The sad thing is this careless lifestyle will lead you directly to what you fear the most. Possibly being trapped in a life you didn’t choose for yourself paying back some of the consequences of your actions.
Fast forward to the future where the people you thought were boring are now travelling the world, healthy and living productive lives. They’ve saved and invested into their futures and you are wondering what happened to your life. It isn’t what you wanted or planned but now you’re stuck in a job you dislike with people you’re not sure even like you and you’re a bit iffy as to what’s next.
This is because while you were living for the moment your friends were planning and setting goals for the future they wanted. At a certain point in time there is always a reckoning for what you sow into your life. You can never really go wrong with self-management. As you take control of more areas of your life and live intentionally with your time, health habits, money and relationships you will find that you will reap good feelings about how you are living. You will feel fulfilled even if you don’t get everything you want out of life and eventually something good is bound to come of it.
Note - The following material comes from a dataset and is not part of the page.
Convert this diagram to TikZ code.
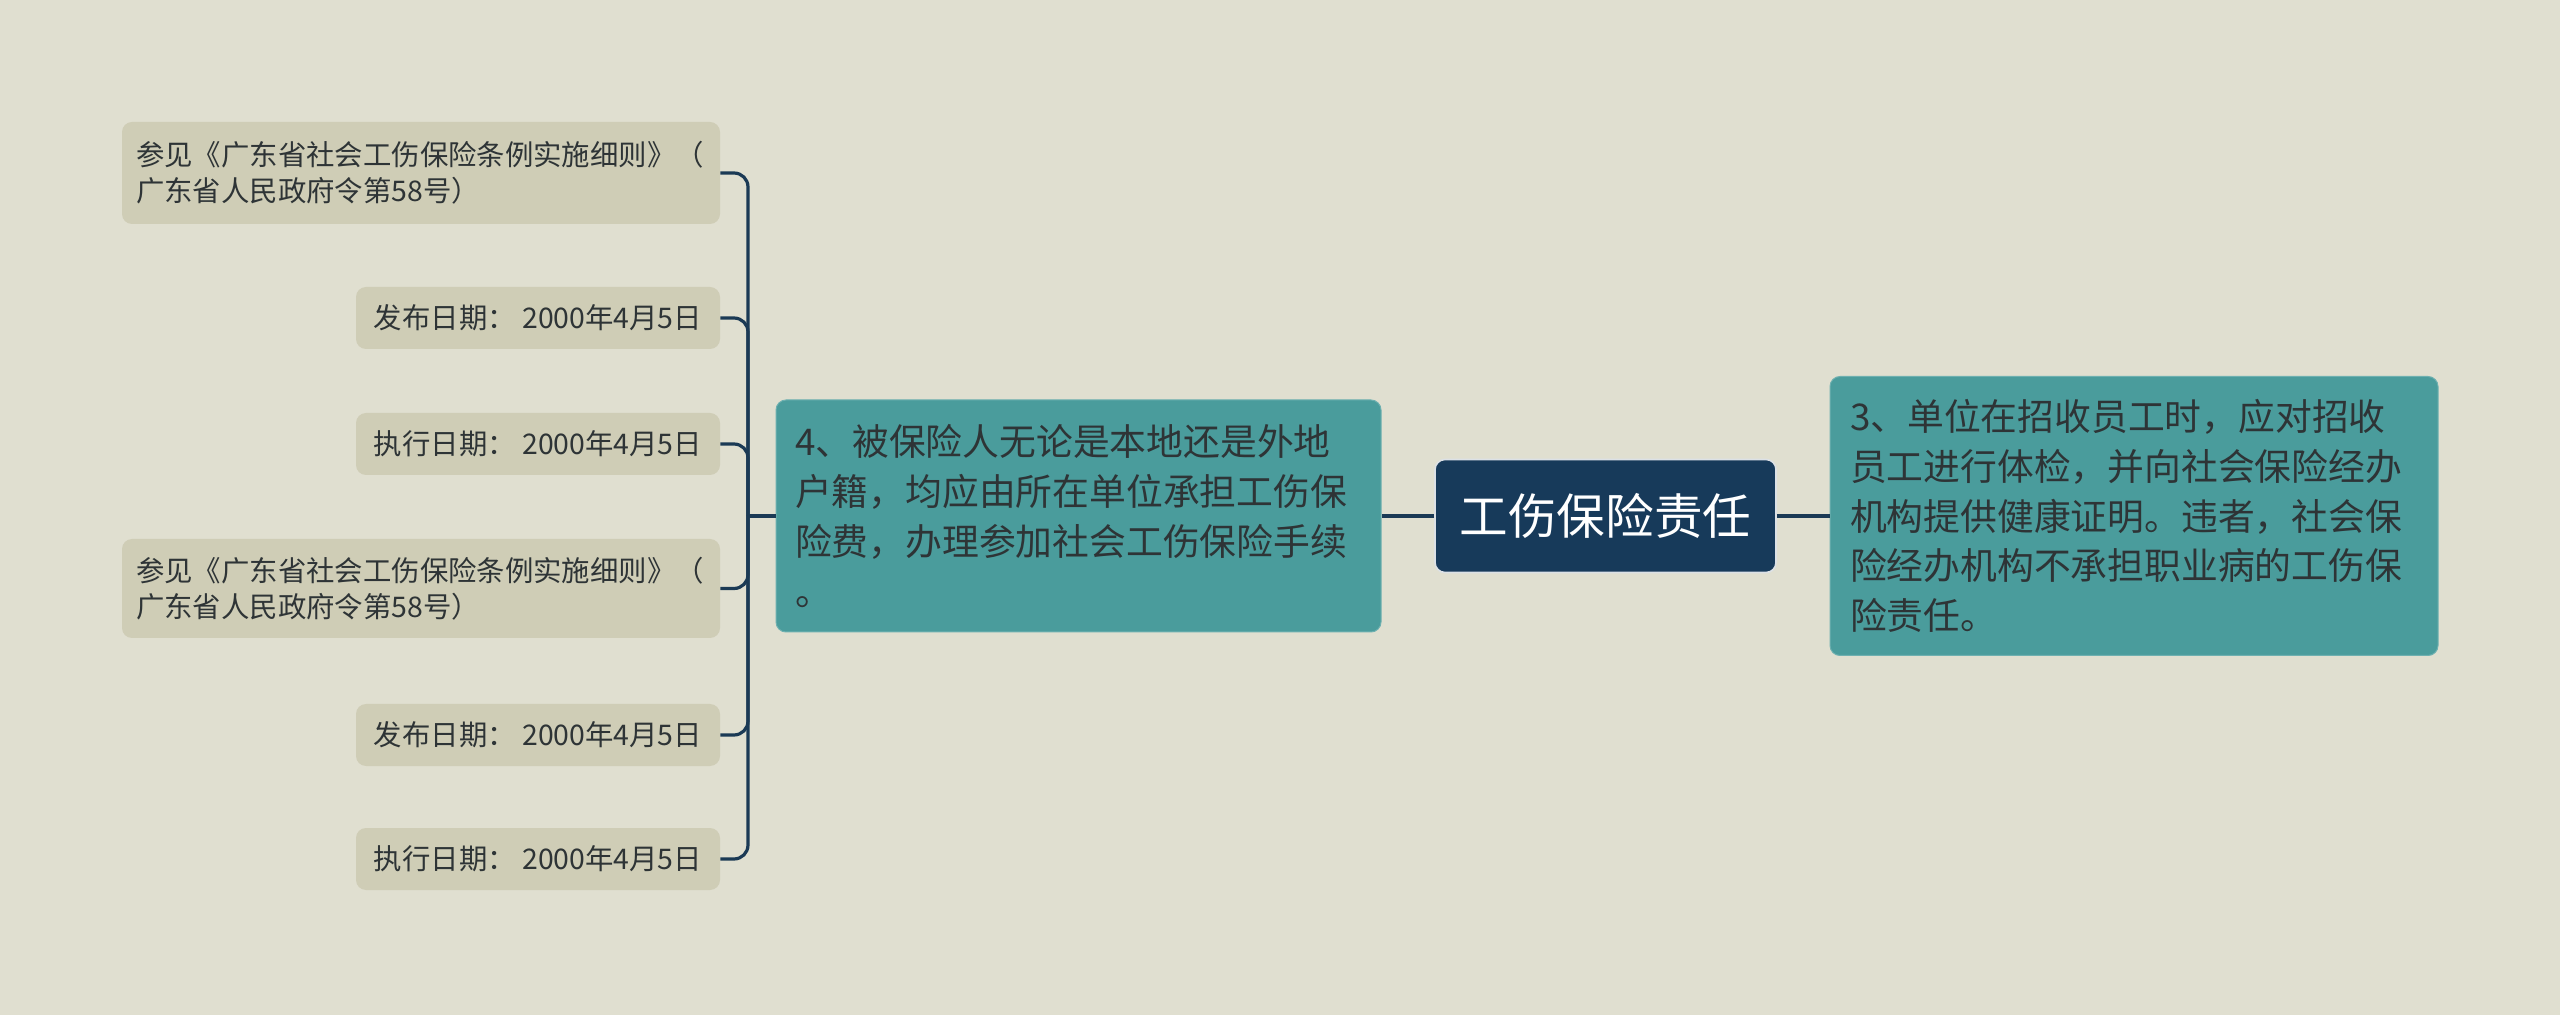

Those who self-manage as teens step into adulthood with confidence. They’ve built solid habits that can carry them forward. Those that don’t may do the opposite by building habits that lead to destructive behaviours that affect each area of their lives including relationships. Sometimes life’s path takes on twists we never expected and that’s extremely difficult but if we are living as intentionally as we can with what we do know then we can at least have that. I’m not saying you should never have fun I’m just saying not to avoid the difficult well-planned path. Even if things don’t go as you did plan you’ll still be poised for other good things to follow. Don’t be afraid of hard work, discipline and delaying gratification. Don’t be too eager to do what everyone else is doing for the fear of missing out. If you are unhappy with your life and using stuff to distract you from dealing with it turn to God, get a counsellor or a life coach. Try finding supportive people to help. Don’t avoid the life you probably need.